§ **Task**
Your task is to write out only the lines running from the line with "What TikZ code" to the line with "minimum width=220pt, minimum", both ends kept, with no images.

╭─ Given data

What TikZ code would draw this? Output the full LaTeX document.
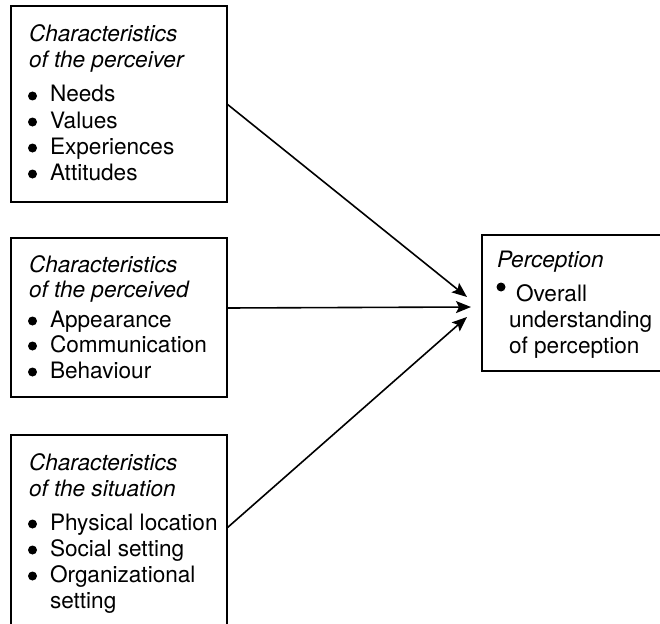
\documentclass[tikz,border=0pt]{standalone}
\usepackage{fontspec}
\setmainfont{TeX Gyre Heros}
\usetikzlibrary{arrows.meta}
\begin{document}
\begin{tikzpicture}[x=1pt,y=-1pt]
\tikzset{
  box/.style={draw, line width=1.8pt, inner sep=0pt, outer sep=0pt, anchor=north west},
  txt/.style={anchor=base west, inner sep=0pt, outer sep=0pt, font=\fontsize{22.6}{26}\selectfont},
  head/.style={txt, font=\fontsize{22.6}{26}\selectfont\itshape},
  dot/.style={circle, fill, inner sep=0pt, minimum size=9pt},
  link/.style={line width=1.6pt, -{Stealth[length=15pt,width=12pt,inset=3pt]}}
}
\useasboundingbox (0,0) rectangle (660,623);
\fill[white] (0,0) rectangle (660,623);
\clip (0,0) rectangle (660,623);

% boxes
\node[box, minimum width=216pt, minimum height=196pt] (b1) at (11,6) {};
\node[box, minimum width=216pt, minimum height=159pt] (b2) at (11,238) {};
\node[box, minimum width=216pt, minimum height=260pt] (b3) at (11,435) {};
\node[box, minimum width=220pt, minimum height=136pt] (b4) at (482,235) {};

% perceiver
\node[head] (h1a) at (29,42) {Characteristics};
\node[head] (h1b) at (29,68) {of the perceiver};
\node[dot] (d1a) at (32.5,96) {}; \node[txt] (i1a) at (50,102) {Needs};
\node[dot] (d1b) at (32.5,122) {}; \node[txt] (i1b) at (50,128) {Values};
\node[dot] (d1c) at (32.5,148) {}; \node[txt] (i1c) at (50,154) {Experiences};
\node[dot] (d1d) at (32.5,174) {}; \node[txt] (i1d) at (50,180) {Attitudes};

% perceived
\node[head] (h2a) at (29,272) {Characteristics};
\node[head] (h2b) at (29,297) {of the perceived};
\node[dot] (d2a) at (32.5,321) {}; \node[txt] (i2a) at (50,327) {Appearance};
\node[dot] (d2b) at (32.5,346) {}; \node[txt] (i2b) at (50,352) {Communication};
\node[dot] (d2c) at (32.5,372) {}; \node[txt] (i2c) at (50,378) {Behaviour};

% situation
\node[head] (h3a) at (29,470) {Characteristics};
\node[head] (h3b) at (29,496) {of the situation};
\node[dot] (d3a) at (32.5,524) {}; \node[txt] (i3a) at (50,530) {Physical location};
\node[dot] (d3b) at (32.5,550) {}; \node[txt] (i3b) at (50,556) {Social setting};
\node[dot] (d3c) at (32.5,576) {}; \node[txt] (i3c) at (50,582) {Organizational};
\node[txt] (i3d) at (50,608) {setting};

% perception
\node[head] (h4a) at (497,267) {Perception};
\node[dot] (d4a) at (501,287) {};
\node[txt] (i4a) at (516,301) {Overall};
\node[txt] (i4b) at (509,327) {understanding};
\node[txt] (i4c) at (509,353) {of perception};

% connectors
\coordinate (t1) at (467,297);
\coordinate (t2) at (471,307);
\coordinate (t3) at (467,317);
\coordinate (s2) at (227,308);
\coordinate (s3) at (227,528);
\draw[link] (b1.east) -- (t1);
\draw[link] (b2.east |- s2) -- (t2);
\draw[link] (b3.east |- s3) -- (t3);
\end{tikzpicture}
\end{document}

╰─
╭─ Given data

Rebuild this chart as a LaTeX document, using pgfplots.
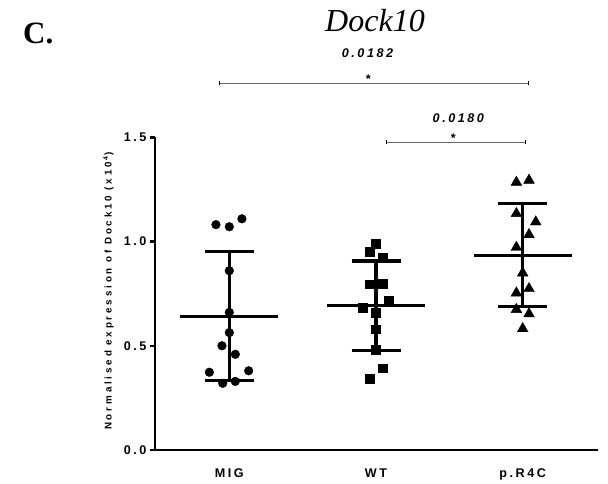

╰─
╭─ Given data

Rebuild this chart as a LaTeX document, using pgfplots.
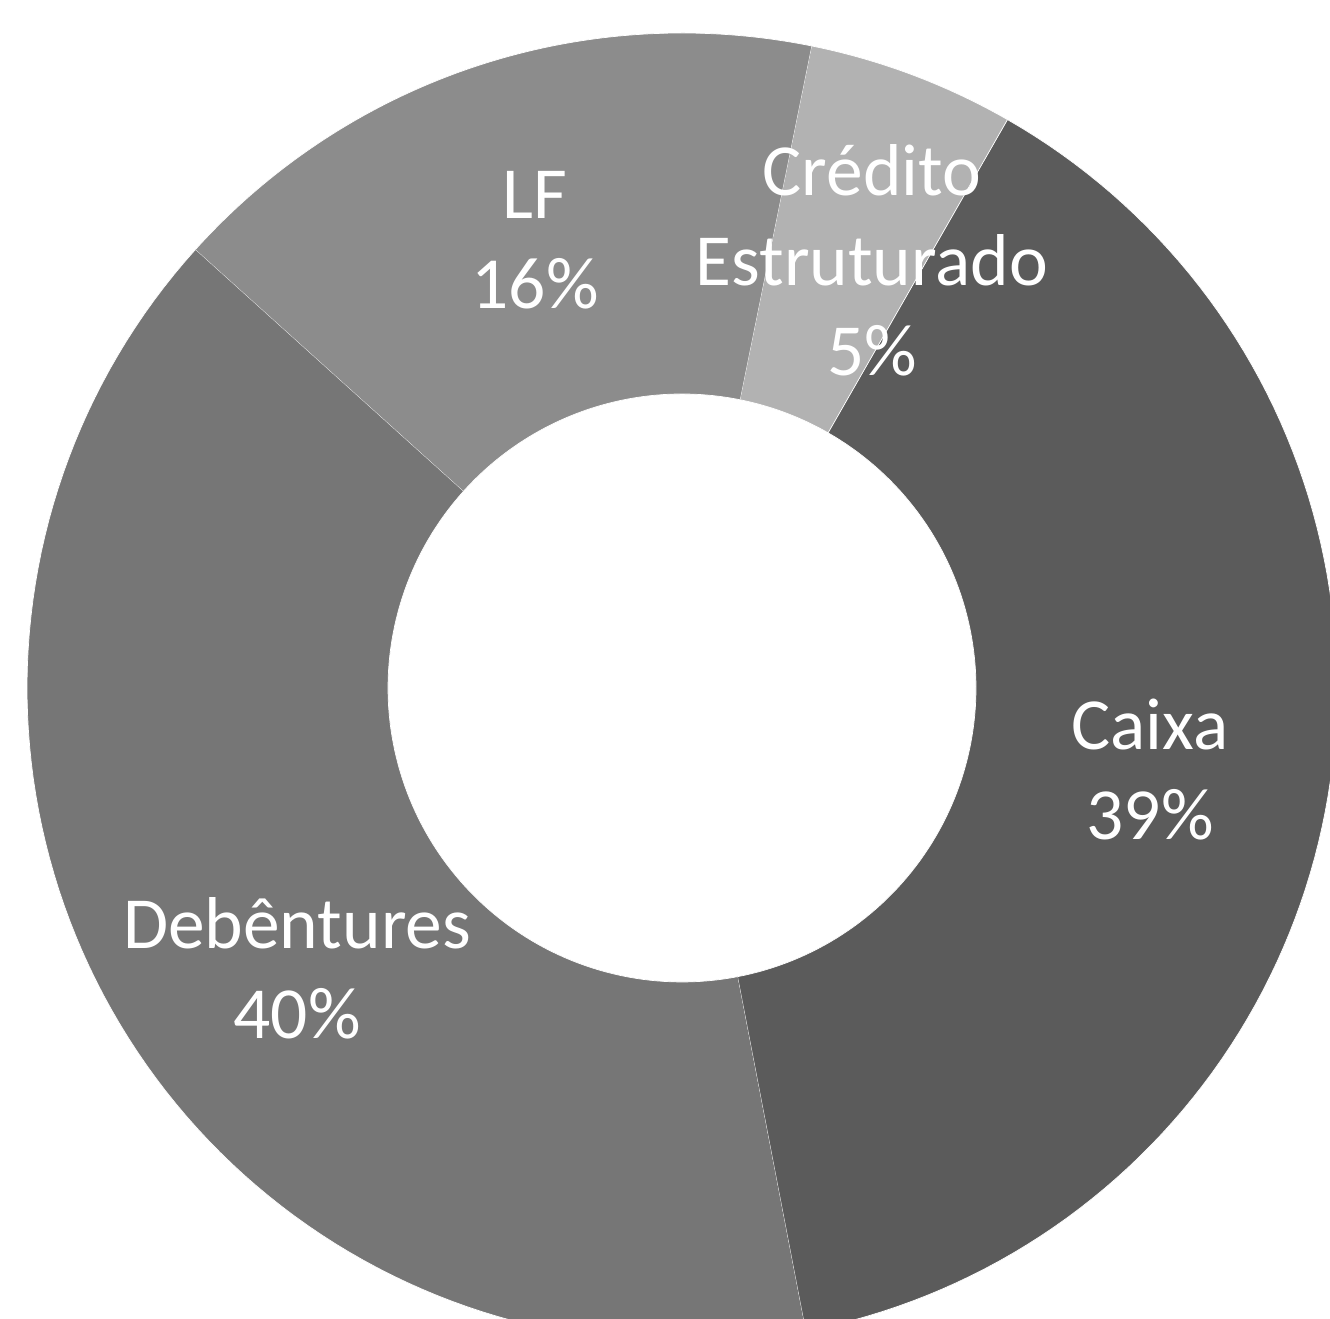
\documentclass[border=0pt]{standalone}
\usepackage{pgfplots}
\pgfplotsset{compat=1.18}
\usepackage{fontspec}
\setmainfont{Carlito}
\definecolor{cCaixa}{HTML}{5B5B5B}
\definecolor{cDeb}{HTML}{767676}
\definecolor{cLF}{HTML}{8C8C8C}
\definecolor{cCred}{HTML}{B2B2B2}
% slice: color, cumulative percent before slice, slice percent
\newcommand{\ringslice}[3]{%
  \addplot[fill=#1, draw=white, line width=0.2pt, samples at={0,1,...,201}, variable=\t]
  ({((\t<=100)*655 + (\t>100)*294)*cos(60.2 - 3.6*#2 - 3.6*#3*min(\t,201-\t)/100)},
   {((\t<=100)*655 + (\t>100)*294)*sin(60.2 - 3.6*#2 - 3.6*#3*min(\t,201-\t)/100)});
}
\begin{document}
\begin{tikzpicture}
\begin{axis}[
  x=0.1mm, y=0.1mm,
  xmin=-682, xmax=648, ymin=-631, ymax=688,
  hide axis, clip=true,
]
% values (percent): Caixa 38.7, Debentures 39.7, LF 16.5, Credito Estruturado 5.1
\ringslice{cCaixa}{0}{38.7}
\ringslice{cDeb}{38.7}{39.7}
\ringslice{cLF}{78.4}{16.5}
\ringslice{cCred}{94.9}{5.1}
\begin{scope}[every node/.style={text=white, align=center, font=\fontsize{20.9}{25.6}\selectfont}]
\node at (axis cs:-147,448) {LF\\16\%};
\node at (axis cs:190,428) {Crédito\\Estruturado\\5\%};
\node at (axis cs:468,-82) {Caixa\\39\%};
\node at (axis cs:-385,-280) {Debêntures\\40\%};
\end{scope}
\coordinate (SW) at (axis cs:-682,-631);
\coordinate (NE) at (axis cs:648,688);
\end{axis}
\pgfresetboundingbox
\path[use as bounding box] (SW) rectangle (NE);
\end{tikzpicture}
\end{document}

╰─

§ **Full solution**
What TikZ code would draw this? Output the full LaTeX document.
\documentclass[tikz,border=0pt]{standalone}
\usepackage{fontspec}
\setmainfont{TeX Gyre Heros}
\usetikzlibrary{arrows.meta}
\begin{document}
\begin{tikzpicture}[x=1pt,y=-1pt]
\tikzset{
  box/.style={draw, line width=1.8pt, inner sep=0pt, outer sep=0pt, anchor=north west},
  txt/.style={anchor=base west, inner sep=0pt, outer sep=0pt, font=\fontsize{22.6}{26}\selectfont},
  head/.style={txt, font=\fontsize{22.6}{26}\selectfont\itshape},
  dot/.style={circle, fill, inner sep=0pt, minimum size=9pt},
  link/.style={line width=1.6pt, -{Stealth[length=15pt,width=12pt,inset=3pt]}}
}
\useasboundingbox (0,0) rectangle (660,623);
\fill[white] (0,0) rectangle (660,623);
\clip (0,0) rectangle (660,623);

% boxes
\node[box, minimum width=216pt, minimum height=196pt] (b1) at (11,6) {};
\node[box, minimum width=216pt, minimum height=159pt] (b2) at (11,238) {};
\node[box, minimum width=216pt, minimum height=260pt] (b3) at (11,435) {};
\node[box, minimum width=220pt, minimum height=136pt] (b4) at (482,235) {};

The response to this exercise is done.